L'ESA a également confirmé les deux décollages, toujours en négociation, pour emmener quatre satellites de positionnement européen Galileo, dont les plus vieilles unités sont actives depuis plus d'une décennie. Enfin, le satellite d'observation double Proba 3, véhicule de recherche inédit avec un « pare-soleil » qui sera piloté à plusieurs centaines de mètres de distance, décollera de l'Inde, tandis que le petit satellite AWS (Arctic Weather Satellite) qui servira de prototype à l'agence météorologique européenne pour une petite constellation dédiée à la surveillance des pôles décollera comme d'autres avec Falcon 9 depuis les États-Unis (en juin).

La petite mission Proba 3 décollera depuis l'Inde. © ESA

Le programme Copernicus attend aussi son taxi…

Dans les vœux de l'agence européenne et la présentation de ses activités pour 2024, plusieurs observateurs ont également remarqué que les prochains satellites du programme Copernicus ne sont plus forcément listés avec des lanceurs européens. En effet, la constellation de l'Union européenne doit assurer une continuité des services et des mesures, sur un poste (l'observation de la Terre et de son évolution) qui est jugé comme crucial. Or, il ne reste qu'un seul satellite radar Sentinel 1 en activité (l'unité 1A) depuis presque 2 ans, et l'Union souhaite que le satellite complémentaire Sentinel 1C soit envoyé en orbite au plus vite… D'autant qu'il est prêt. Le satellite d'observation visible et multispectral Sentinel 2C est lui aussi sur liste d'attente. Pourront-ils patienter jusqu'à ce qu'Ariane et Vega soient prêtes ?

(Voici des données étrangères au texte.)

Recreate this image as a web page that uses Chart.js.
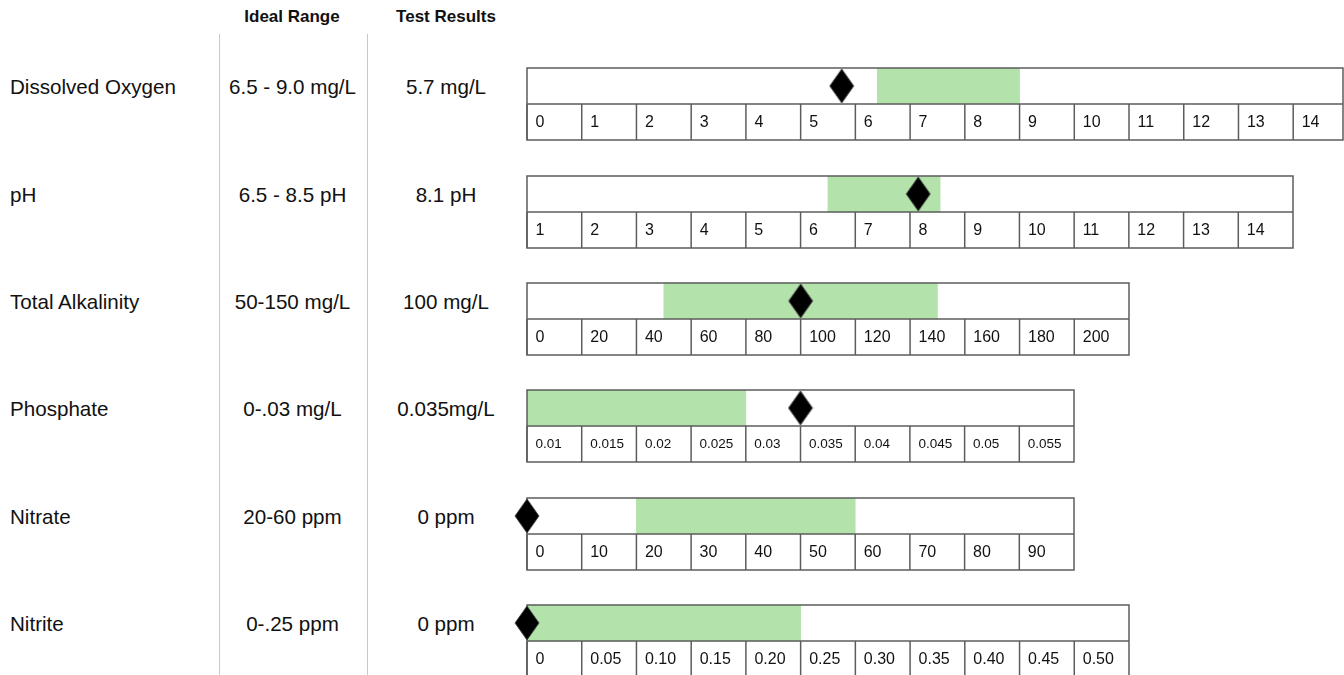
<!DOCTYPE html>
<html><head><meta charset="utf-8">
<script src="https://cdn.jsdelivr.net/npm/chart.js@4"></script>
<style>
html,body{margin:0;padding:0;width:1344px;height:675px;overflow:hidden;background:#fff;font-family:"Liberation Sans",Arial,Helvetica,sans-serif;color:#111;}
.t{position:absolute;white-space:nowrap;height:30px;line-height:30px;}
.c{transform:translateX(-50%);}
.h{font-weight:bold;font-size:17px;}
.r{font-size:20.6px;}
.vl{position:absolute;width:1px;background:#c8c8c8;top:34px;height:641px;}
.g{position:absolute;}
</style></head><body>
<div id="root"></div>
<script>
// ---- data ----
const headers = ['Ideal Range', 'Test Results'];
const rowNames = ['Dissolved Oxygen', 'pH', 'Total Alkalinity', 'Phosphate', 'Nitrate', 'Nitrite'];
const idealRangeText = ['6.5 - 9.0 mg/L', '6.5 - 8.5 pH', '50-150 mg/L', '0-.03 mg/L', '20-60 ppm', '0-.25 ppm'];
const testResultText = ['5.7 mg/L', '8.1 pH', '100 mg/L', '0.035mg/L', '0 ppm', '0 ppm'];
const idealLow  = [6.4, 6.5, 50, 0, 20, 0];
const idealHigh = [9.0, 8.55, 150, 0.03, 60, 0.25];
const testValues = [5.75, 8.15, 100, 0.035, 0, 0];
const doTicks = ['0','1','2','3','4','5','6','7','8','9','10','11','12','13','14'];
const phTicks = ['1','2','3','4','5','6','7','8','9','10','11','12','13','14'];
const alkTicks = ['0','20','40','60','80','100','120','140','160','180','200'];
const phosTicks = ['0.01','0.015','0.02','0.025','0.03','0.035','0.04','0.045','0.05','0.055'];
const nitrateTicks = ['0','10','20','30','40','50','60','70','80','90'];
const nitriteTicks = ['0','0.05','0.10','0.15','0.20','0.25','0.30','0.35','0.40','0.45','0.50'];
const scaleMin = [0, 1, 0, 0.01, 0, 0];
const scaleMax = [14.91, 15, 220, 0.06, 100, 0.55];
const tickSets = [doTicks, phTicks, alkTicks, phosTicks, nitrateTicks, nitriteTicks];

// ---- layout ----
const CELL_W = 54.7, BOX_LEFT = 527, PAD = 16, BOX_H = 72;
const ROW_TOPS = [67.5, 176, 283, 389.5, 497.5, 605];
const TICK_FONT = [16, 16, 16, 13.5, 16, 16];
const GREEN = '#b3e2aa', LINE = '#5c5c5c';

const root = document.getElementById('root');
function addText(txt, cls, left, cy) {
  const d = document.createElement('div');
  d.className = 't ' + cls;
  d.textContent = txt;
  d.style.left = left + 'px';
  d.style.top = (cy - 15) + 'px';
  root.appendChild(d);
}
addText(headers[0], 'h c', 292, 17);
addText(headers[1], 'h c', 446, 17);
[219, 367].forEach(x => { const v = document.createElement('div'); v.className = 'vl'; v.style.left = x + 'px'; root.appendChild(v); });

function makeDiamond(w, h) {
  const c = document.createElement('canvas');
  c.width = w + 2; c.height = h + 2;
  const x = c.getContext('2d');
  x.beginPath();
  x.moveTo(c.width / 2, 1); x.lineTo(c.width - 1, c.height / 2);
  x.lineTo(c.width / 2, c.height - 1); x.lineTo(1, c.height / 2); x.closePath();
  x.fillStyle = '#000'; x.fill();
  x.strokeStyle = 'rgba(70,70,70,0.9)'; x.lineWidth = 1; x.stroke();
  return c;
}
const diamond = makeDiamond(24, 34);

const cellPlugin = {
  id: 'cells',
  afterDatasetDraw(chart, args, opts) {
    if (args.meta.type !== 'bar') return;
    const ctx = chart.ctx, a = chart.chartArea, xs = chart.scales.x, ys = chart.scales.y;
    const y0 = ys.getPixelForValue(0), y1 = ys.getPixelForValue(1);
    const mid = (y0 + y1) / 2;
    const cellEdge = y1 > y0 ? a.bottom : a.top;
    ctx.save();
    ctx.strokeStyle = LINE; ctx.lineWidth = 1.5;
    ctx.strokeRect(a.left, a.top, a.right - a.left, a.bottom - a.top);
    ctx.beginPath(); ctx.moveTo(a.left, mid); ctx.lineTo(a.right, mid); ctx.stroke();
    ctx.fillStyle = '#111';
    ctx.font = opts.fontSize + 'px "Liberation Sans", Arial, sans-serif';
    ctx.textAlign = 'left'; ctx.textBaseline = 'middle';
    opts.ticks.forEach(t => {
      const px = xs.getPixelForValue(parseFloat(t));
      ctx.beginPath(); ctx.moveTo(px, mid); ctx.lineTo(px, cellEdge); ctx.stroke();
      ctx.fillText(t, px + 8.5, (mid + cellEdge) / 2 + 0.5);
    });
    ctx.restore();
  }
};

rowNames.forEach((name, i) => {
  const cy = ROW_TOPS[i] + 19;
  addText(name, 'r', 10, cy);
  addText(idealRangeText[i], 'r c', 292.5, cy);
  addText(testResultText[i], 'r c', 446, cy);

  const ticks = tickSets[i];
  const step = parseFloat(ticks[1]) - parseFloat(ticks[0]);
  const span = (scaleMax[i] - scaleMin[i]) / step;
  const w = Math.round(span * CELL_W) + 2 * PAD;
  const h = BOX_H + 2 * PAD;
  const cv = document.createElement('canvas');
  cv.width = w; cv.height = h;
  cv.className = 'g';
  cv.style.left = (BOX_LEFT - PAD) + 'px';
  cv.style.top = (ROW_TOPS[i] - PAD) + 'px';
  cv.style.width = w + 'px'; cv.style.height = h + 'px';
  root.appendChild(cv);

  new Chart(cv, {
    type: 'bar',
    data: {
      labels: ['range', 'cells'],
      datasets: [
        { type: 'scatter', data: [{ x: testValues[i], y: 'range' }], pointStyle: diamond,
          radius: 12, hoverRadius: 12, clip: false, order: 0 },
        { type: 'bar', indexAxis: 'y', data: [[idealLow[i], idealHigh[i]], null],
          backgroundColor: GREEN, borderWidth: 0, barPercentage: 1, categoryPercentage: 1,
          clip: 0, order: 1 }
      ]
    },
    options: {
      responsive: false, animation: false, events: [],
      layout: { padding: PAD },
      plugins: { legend: { display: false }, tooltip: { enabled: false },
        cells: { ticks: ticks, fontSize: TICK_FONT[i] } },
      scales: {
        x: { type: 'linear', min: scaleMin[i], max: scaleMax[i], offset: false, grace: 0, display: false },
        y: { type: 'category', labels: ['range', 'cells'], offset: true, display: false }
      }
    },
    plugins: [cellPlugin]
  });
});
</script>
</body></html>
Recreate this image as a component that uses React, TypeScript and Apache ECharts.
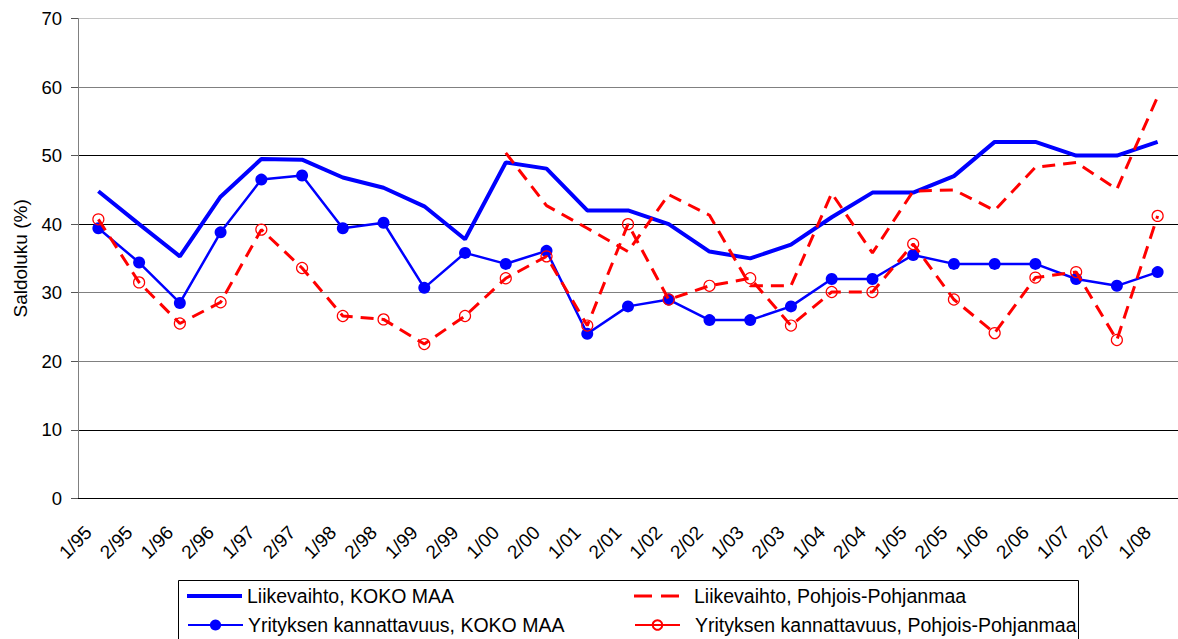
import React, { useEffect, useRef } from "react";
import * as echarts from "echarts";

const categories = [
  "1/95", "2/95", "1/96", "2/96", "1/97", "2/97", "1/98", "2/98", "1/99", "2/99",
  "1/00", "2/00", "1/01", "2/01", "1/02", "2/02", "1/03", "2/03", "1/04", "2/04",
  "1/05", "2/05", "1/06", "2/06", "1/07", "2/07", "1/08",
];

const liikevaihtoKoko = [
  44.8, 40.0, 35.3, 44.0, 49.5, 49.4, 46.8, 45.3, 42.6, 37.8,
  49.0, 48.1, 42.0, 42.0, 40.0, 36.0, 35.0, 37.0, 41.0, 44.6,
  44.6, 47.0, 52.0, 52.0, 50.0, 50.0, 52.0,
];

const kannattavuusKoko = [
  39.4, 34.4, 28.5, 38.8, 46.5, 47.1, 39.4, 40.2, 30.7, 35.8,
  34.2, 36.1, 24.0, 28.0, 29.0, 26.0, 26.0, 28.0, 32.0, 32.0,
  35.5, 34.2, 34.2, 34.2, 32.0, 31.0, 33.0,
];

const liikevaihtoPP: (number | null)[] = [
  null, null, null, null, null, null, null, null, null, null,
  50.4, 42.7, 39.4, 36.0, 44.3, 41.3, 31.0, 31.0, 44.5, 35.8,
  44.8, 45.0, 42.0, 48.3, 49.0, 45.1, 58.6,
];

const kannattavuusPP = [
  40.7, 31.5, 25.5, 28.6, 39.2, 33.6, 26.6, 26.1, 22.5, 26.6,
  32.1, 35.3, 25.2, 40.0, 29.0, 31.0, 32.1, 25.2, 30.1, 30.1,
  37.1, 29.0, 24.1, 32.2, 33.0, 23.1, 41.2,
];

const seriesNames = [
  "Liikevaihto, KOKO MAA",
  "Yrityksen kannattavuus, KOKO MAA",
  "Liikevaihto, Pohjois-Pohjanmaa",
  "Yrityksen kannattavuus, Pohjois-Pohjanmaa",
];

const FONT = "Arial, 'Liberation Sans', sans-serif";

export default function App() {
  const ref = useRef<HTMLDivElement>(null);

  useEffect(() => {
    if (!ref.current) return;
    const chart = echarts.init(ref.current, null, { renderer: "svg" });
    const legendText = { fontFamily: FONT, fontSize: 19.5, color: "#000" };
    const legendBase = {
      padding: 0,
      textStyle: legendText,
    };
    chart.setOption({
      animation: false,
      backgroundColor: "#fff",
      textStyle: { fontFamily: FONT },
      grid: { left: 78, right: 0, top: 18.5, bottom: 140.7, containLabel: false },
      xAxis: {
        type: "category",
        data: categories,
        boundaryGap: true,
        axisLine: { show: true, lineStyle: { color: "#000", width: 1 } },
        axisTick: { show: false },
        axisLabel: {
          rotate: 45,
          interval: 0,
          margin: 21,
          padding: [0, 14, 0, 0],
          fontSize: 19,
          color: "#000",
          fontFamily: FONT,
        },
        splitLine: { show: false },
      },
      yAxis: {
        type: "value",
        min: 0,
        max: 70,
        interval: 10,
        name: "Saldoluku (%)",
        nameLocation: "middle",
        nameGap: 48,
        nameTextStyle: { fontSize: 19, color: "#000", fontFamily: FONT },
        axisLine: { show: true, lineStyle: { color: "#808080", width: 1 } },
        axisTick: { show: true, length: 7, lineStyle: { color: "#555" } },
        axisLabel: { fontSize: 18.5, color: "#000", margin: 16, fontFamily: FONT },
        splitLine: {
          show: true,
          lineStyle: {
            color: ["#000", "#000", "#808080", "#808080", "#000", "#000", "#808080", "#c8c8c8"],
            width: 1,
          },
        },
      },
      legend: [
        {
          ...legendBase,
          data: [{ name: seriesNames[0], icon: "rect" }],
          left: 187,
          top: 586,
          itemWidth: 55,
          itemHeight: 4,
        },
        {
          ...legendBase,
          data: [
            {
              name: seriesNames[2],
              icon: "path://M0,0h18v3h-18z M27,0h18v3h-18z",
            },
          ],
          left: 634,
          top: 586,
          itemWidth: 45,
          itemHeight: 3,
          textStyle: { ...legendText, padding: [0, 0, 0, 10] },
        },
        {
          ...legendBase,
          data: [seriesNames[1]],
          left: 187,
          top: 615,
          itemWidth: 55,
          itemHeight: 14,
        },
        {
          ...legendBase,
          data: [seriesNames[3]],
          left: 634,
          top: 615,
          itemWidth: 45,
          itemHeight: 12,
          lineStyle: { type: "solid" },
          textStyle: { ...legendText, padding: [0, 0, 0, 10] },
        },
      ],
      graphic: [
        {
          type: "rect",
          shape: { x: 178.5, y: 580.5, width: 900, height: 60 },
          style: { fill: "none", stroke: "#000", lineWidth: 1 },
          silent: true,
          z: -1,
        },
      ],
      series: [
        {
          name: seriesNames[0],
          type: "line",
          data: liikevaihtoKoko,
          symbol: "none",
          lineStyle: { color: "#0000ff", width: 4 },
          itemStyle: { color: "#0000ff" },
          z: 2,
        },
        {
          name: seriesNames[1],
          type: "line",
          data: kannattavuusKoko,
          symbol: "circle",
          symbolSize: 12,
          lineStyle: { color: "#0000ff", width: 2.5 },
          itemStyle: { color: "#0000ff" },
          z: 3,
        },
        {
          name: seriesNames[2],
          type: "line",
          data: liikevaihtoPP,
          symbol: "none",
          connectNulls: false,
          lineStyle: { color: "#ff0000", width: 3, type: [13, 8] },
          itemStyle: { color: "#ff0000" },
          z: 4,
        },
        {
          name: seriesNames[3],
          type: "line",
          data: kannattavuusPP,
          symbol: "circle",
          symbolSize: 11,
          lineStyle: { color: "#ff0000", width: 3, type: [13, 8] },
          itemStyle: { color: "rgba(255,255,255,0)", borderColor: "#ff0000", borderWidth: 1.2 },
          z: 5,
        },
      ],
    });
    return () => chart.dispose();
  }, []);

  return (
    <div
      ref={ref}
      style={{ position: "fixed", left: 0, top: 0, width: 1178, height: 639, overflow: "hidden" }}
    />
  );
}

Falcon 9, le cheval de bataille de SpaceX, va dépasser d'ici peu les 300 décollages. © SpaceX

Tant qu'ils disent oui…

Dans ce contexte européen compliqué, on peut pour l'instant féliciter les partenaires commerciaux et étatiques de l'Europe d'être accommodants. En effet, avec nos yeux d'Européens, on imagine par exemple SpaceX très impatient de récupérer les satellites européens pour les lancer à grand coup de contrats commerciaux.

La réalité est plus contrastée, surtout en 2024 : une majorité des lanceurs annoncés ces dernières années (Ariane 6, Vulcan, New Glenn, Neutron, et beaucoup d'autres) sont et seront en retard et SpaceX est en réalité très sollicité… Alors même que l'entreprise n'a plus toujours d'intérêt à faire passer des contrats commerciaux devant ses tirs de Starlink, puisque le service, selon les responsables de l'entreprise, génère des bénéfices. Derrière la « guerre des coûts » qui a fait les gros titres de la rivalité entre SpaceX et ses concurrents, il y a aussi la raison d'être d'acteurs régionaux : assurer la maîtrise de son accès à l'orbite.